350.000 Euro Spendengelder gesammelt

Die Glocken waren bereits im Juni 2015 in Hessen gegossen worden, im September wurde ihre Ankunft in Hamburg gefeiert. Seitdem standen sie im Kirchenschiff von St. Michaelis. Für ihren Guss, den Transport zum Michel und das Hochziehen in den Turm wurden binnen weniger Wochen 350.000 Euro Spendengelder gesammelt.

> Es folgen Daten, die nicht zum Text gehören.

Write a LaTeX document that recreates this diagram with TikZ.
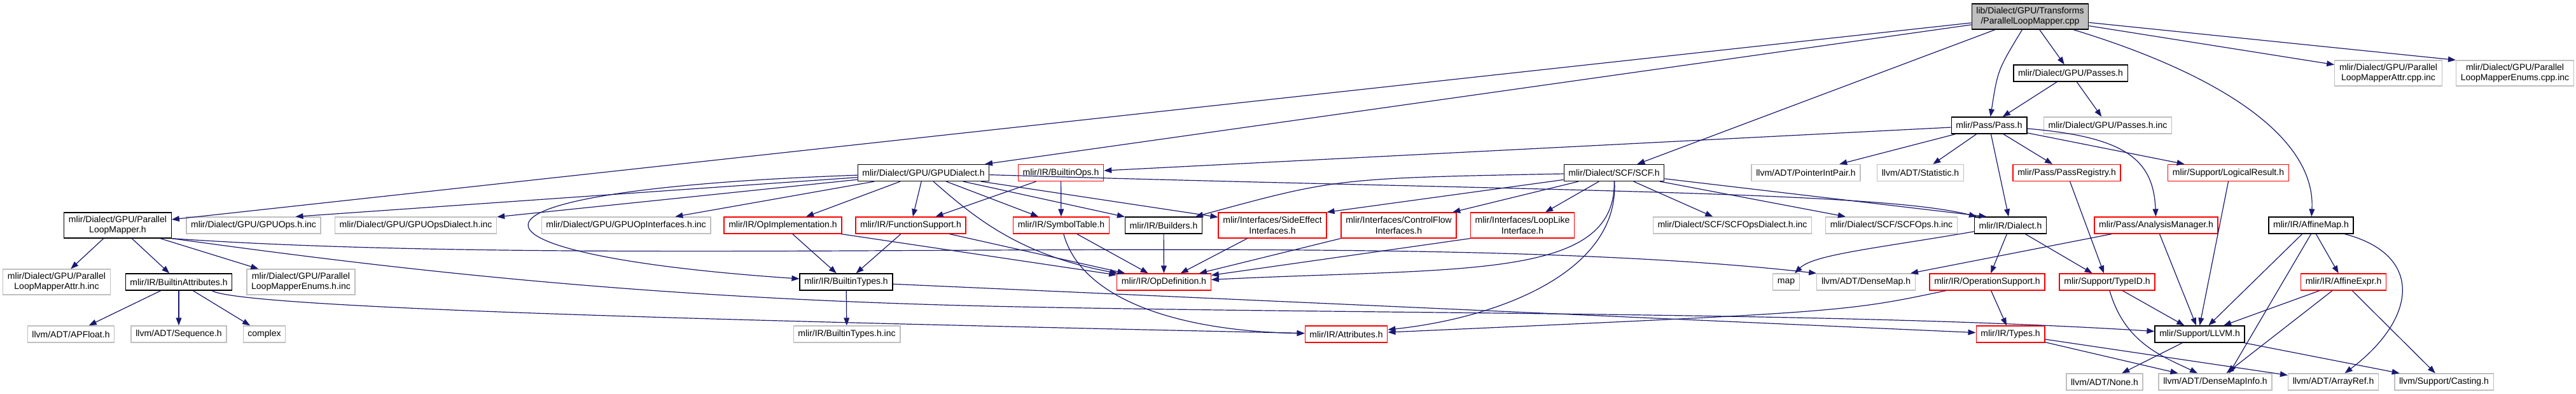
\documentclass[tikz,border=0pt]{standalone}
\usepackage{fontspec}
\setmainfont{Liberation Sans}
\usetikzlibrary{arrows.meta}
\definecolor{edgeblue}{HTML}{191970}
\definecolor{leafgray}{HTML}{BFBFBF}
\definecolor{cutred}{HTML}{FF0000}

\begin{document}
\begin{tikzpicture}[x=0.5pt,y=-0.5pt,font=\fontsize{7}{8.2}\selectfont,>={Triangle[length=6pt,width=4.4pt]},
  hfile/.style={draw=black,line width=0.65pt,minimum height=13pt,inner xsep=3.6pt,inner ysep=1pt,align=center},
  hcut/.style={hfile,draw=cutred},
  hext/.style={hfile,draw=leafgray},
  hcur/.style={hfile,fill=leafgray},
  tall/.style={minimum height=20pt},
  dep/.style={->,draw=edgeblue,line width=0.6pt}]
\useasboundingbox (0,0) rectangle (4049,619);
\node[hcur,tall] (root) at (3191,26) {lib/Dialect/GPU/Transforms\\/ParallelLoopMapper.cpp};
\node[hfile] (passes) at (3254.5,115) {mlir/Dialect/GPU/Passes.h};
\node[hext,tall] (attrcpp) at (3754,115) {mlir/Dialect/GPU/Parallel\\LoopMapperAttr.cpp.inc};
\node[hext,tall] (enumcpp) at (3953,115) {mlir/Dialect/GPU/Parallel\\LoopMapperEnums.cpp.inc};
\node[hfile] (pass) at (3126.5,197) {mlir/Pass/Pass.h};
\node[hext] (passesinc) at (3313,197) {mlir/Dialect/GPU/Passes.h.inc};
\node[hfile] (gpud) at (1451.5,271.5) {mlir/Dialect/GPU/GPUDialect.h};
\node[hcut] (bops) at (1667.5,271.5) {mlir/IR/BuiltinOps.h};
\node[hfile] (scf) at (2537,271.5) {mlir/Dialect/SCF/SCF.h};
\node[hext] (pip) at (2838.5,271.5) {llvm/ADT/PointerIntPair.h};
\node[hext] (stat) at (3018.5,271.5) {llvm/ADT/Statistic.h};
\node[hcut] (preg) at (3248.5,271.5) {mlir/Pass/PassRegistry.h};
\node[hcut] (logres) at (3502.5,271.5) {mlir/Support/LogicalResult.h};
\node[hfile,tall] (plmh) at (185,354) {mlir/Dialect/GPU/Parallel\\LoopMapper.h};
\node[hext] (gpuopsinc) at (398.5,354) {mlir/Dialect/GPU/GPUOps.h.inc};
\node[hext] (gpuopsdialinc) at (653.5,354) {mlir/Dialect/GPU/GPUOpsDialect.h.inc};
\node[hext] (gpuopifinc) at (984,354) {mlir/Dialect/GPU/GPUOpInterfaces.h.inc};
\node[hcut] (opimpl) at (1230.5,354) {mlir/IR/OpImplementation.h};
\node[hcut] (funcsup) at (1431.5,354) {mlir/IR/FunctionSupport.h};
\node[hcut] (symtab) at (1668,354) {mlir/IR/SymbolTable.h};
\node[hfile] (builders) at (1829,354) {mlir/IR/Builders.h};
\node[hcut,tall] (sideeff) at (2000,354) {mlir/Interfaces/SideEffect\\Interfaces.h};
\node[hcut,tall] (cflow) at (2198.5,354) {mlir/Interfaces/ControlFlow\\Interfaces.h};
\node[hcut,tall] (looplike) at (2393,354) {mlir/Interfaces/LoopLike\\Interface.h};
\node[hext] (scfdialinc) at (2723,354) {mlir/Dialect/SCF/SCFOpsDialect.h.inc};
\node[hext] (scfopsinc) at (2973,354) {mlir/Dialect/SCF/SCFOps.h.inc};
\node[hfile] (dialect) at (3160,354) {mlir/IR/Dialect.h};
\node[hcut] (anman) at (3389,354) {mlir/Pass/AnalysisManager.h};
\node[hfile] (affmap) at (3632.5,354) {mlir/IR/AffineMap.h};
\node[hext,tall] (attrhinc) at (89,443) {mlir/Dialect/GPU/Parallel\\LoopMapperAttr.h.inc};
\node[hfile] (battr) at (281,443) {mlir/IR/BuiltinAttributes.h};
\node[hext,tall] (enumhinc) at (473,443) {mlir/Dialect/GPU/Parallel\\LoopMapperEnums.h.inc};
\node[hfile] (btypes) at (1330,443) {mlir/IR/BuiltinTypes.h};
\node[hcut] (opdef) at (1829.5,443) {mlir/IR/OpDefinition.h};
\node[hext] (map) at (2807.5,443) {map};
\node[hext] (densemap) at (2933,443) {llvm/ADT/DenseMap.h};
\node[hcut] (opsup) at (3123.5,443) {mlir/IR/OperationSupport.h};
\node[hcut] (typeid) at (3312,443) {mlir/Support/TypeID.h};
\node[hcut] (affexpr) at (3683.5,443) {mlir/IR/AffineExpr.h};
\node[hext] (apfloat) at (111.5,525) {llvm/ADT/APFloat.h};
\node[hext] (seq) at (281,525) {llvm/ADT/Sequence.h};
\node[hext] (complex) at (415.5,525) {complex};
\node[hext] (btypesinc) at (1331,525) {mlir/IR/BuiltinTypes.h.inc};
\node[hcut] (attrs) at (2116,525) {mlir/IR/Attributes.h};
\node[hcut] (types) at (3160,525) {mlir/IR/Types.h};
\node[hfile] (llvm) at (3457.5,525) {mlir/Support/LLVM.h};
\node[hext] (none) at (3308,600) {llvm/ADT/None.h};
\node[hext] (dmi) at (3482,600) {llvm/ADT/DenseMapInfo.h};
\node[hext] (arrayref) at (3667.5,600) {llvm/ADT/ArrayRef.h};
\node[hext] (casting) at (3841.5,600) {llvm/Support/Casting.h};

\draw[dep] (root) -- (plmh); \draw[dep] (root) -- (gpud); \draw[dep] (root) -- (scf);
\draw[dep] (root) .. controls (3140,110) .. (pass); \draw[dep] (root) -- (passes);
\draw[dep] (root) .. controls (3500,120) and (3640,220) .. (affmap);
\draw[dep] (root) -- (attrcpp); \draw[dep] (root) -- (enumcpp.north west);
\draw[dep] (passes) -- (pass); \draw[dep] (passes) -- (passesinc);
\draw[dep] (pass) -- (bops); \draw[dep] (pass) -- (pip); \draw[dep] (pass) -- (stat);
\draw[dep] (pass) -- (preg); \draw[dep] (pass) -- (logres); \draw[dep] (pass) -- (dialect);
\draw[dep] (pass) .. controls (3340,215) and (3385,250) .. (anman);
\draw[dep] (preg) -- (typeid); \draw[dep] (logres.south) -- (llvm.north);
\draw[dep] (anman) -- (densemap); \draw[dep] (anman) -- (llvm);
\draw[dep] (plmh) -- (attrhinc); \draw[dep] (plmh) -- (battr); \draw[dep] (plmh) -- (enumhinc);
\draw[dep] (plmh.south east) .. controls (1000,425) and (2200,355) .. (densemap.north west);
\draw[dep] (plmh.south east) .. controls (600,420) and (1000,470) .. (1600,482) .. controls (2200,494) and (2900,490) .. (llvm);
\draw[dep] (battr) -- (apfloat); \draw[dep] (battr) -- (seq); \draw[dep] (battr) -- (complex);
\draw[dep] ([xshift=26pt]battr.south) .. controls (380,485) and (1200,505) .. (attrs);
\draw[dep] (gpud) -- ([xshift=33pt]gpuopsinc.north); \draw[dep] (gpud) -- (gpuopsdialinc);
\draw[dep] (gpud) -- (gpuopifinc); \draw[dep] (gpud) -- (opimpl); \draw[dep] (gpud) -- (funcsup);
\draw[dep] (gpud) -- (symtab); \draw[dep] (gpud) -- (builders); \draw[dep] (gpud) -- (sideeff);
\draw[dep] (gpud) .. controls (1530,340) and (1600,400) .. (opdef);
\draw[dep] (gpud) .. controls (650,300) and (700,400) .. (btypes);
\draw[dep] (gpud) .. controls (2400,300) and (2950,300) .. (dialect);
\draw[dep] (bops) -- (funcsup); \draw[dep] (bops) -- (symtab);
\draw[dep] (opimpl) -- (btypes); \draw[dep] (opimpl) -- (opdef);
\draw[dep] (funcsup) -- (btypes); \draw[dep] (funcsup) -- (opdef);
\draw[dep] (symtab) -- (opdef); \draw[dep] (symtab) .. controls (1700,470) and (1850,520) .. (attrs);
\draw[dep] (builders) -- (opdef); \draw[dep] (sideeff) -- (opdef);
\draw[dep] (cflow.south west) -- (opdef); \draw[dep] (looplike.south west) -- (opdef);
\draw[dep] (scf) .. controls (2100,280) .. (builders); \draw[dep] (scf) -- (sideeff.north east);
\draw[dep] (scf) -- (cflow); \draw[dep] (scf) -- (looplike);
\draw[dep] (scf) .. controls (2540,440) and (2300,420) .. (opdef);
\draw[dep] (scf) .. controls (2545,430) and (2350,500) .. (attrs);
\draw[dep] (scf) -- (scfdialinc); \draw[dep] (scf) -- (scfopsinc); \draw[dep] (scf) -- (dialect.160);
\draw[dep] (btypes) -- (btypesinc); \draw[dep] (btypes) -- (types);
\draw[dep] (dialect) .. controls (2950,390) and (2850,400) .. (map);
\draw[dep] (dialect) -- (opsup); \draw[dep] (dialect) -- (typeid);
\draw[dep] (opsup) -- (types); \draw[dep] (opsup) .. controls (2900,490) .. (attrs);
\draw[dep] (typeid) -- (llvm); \draw[dep] (typeid) .. controls (3340,540) and (3400,560) .. (dmi);
\draw[dep] (types) -- (dmi); \draw[dep] (types) -- (arrayref);
\draw[dep] (llvm) -- (none); \draw[dep] (llvm) -- (casting);
\draw[dep] (affmap) -- (llvm); \draw[dep] (affmap.south) -- ([xshift=11pt]dmi.north);
\draw[dep] (affmap) -- (affexpr); \draw[dep] (affmap) .. controls (3810,400) and (3800,500) .. (arrayref);
\draw[dep] (affexpr) -- (llvm); \draw[dep] (affexpr) -- (dmi); \draw[dep] (affexpr) -- (casting);
\end{tikzpicture}
\end{document}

Nach Abschluss aller Arbeiten soll das dann aus vier Glocken bestehende Uhrschlagwerk im Michel mit einer neuen Tonfolge alle 15 Minuten die Zeit verkünden. Eine der beiden neuen Glocken ist die "Vaterunser-Glocke", die angeschlagen wird, wenn in der Kirche das Vaterunser gebetet wird. Zugleich läutet sie zur halben Stunde und zur 3/4-Stunde. Die zweite Glocke trägt den Namen "Friedensglocke" und kommt jede Viertelstunde zum Einsatz. (epd)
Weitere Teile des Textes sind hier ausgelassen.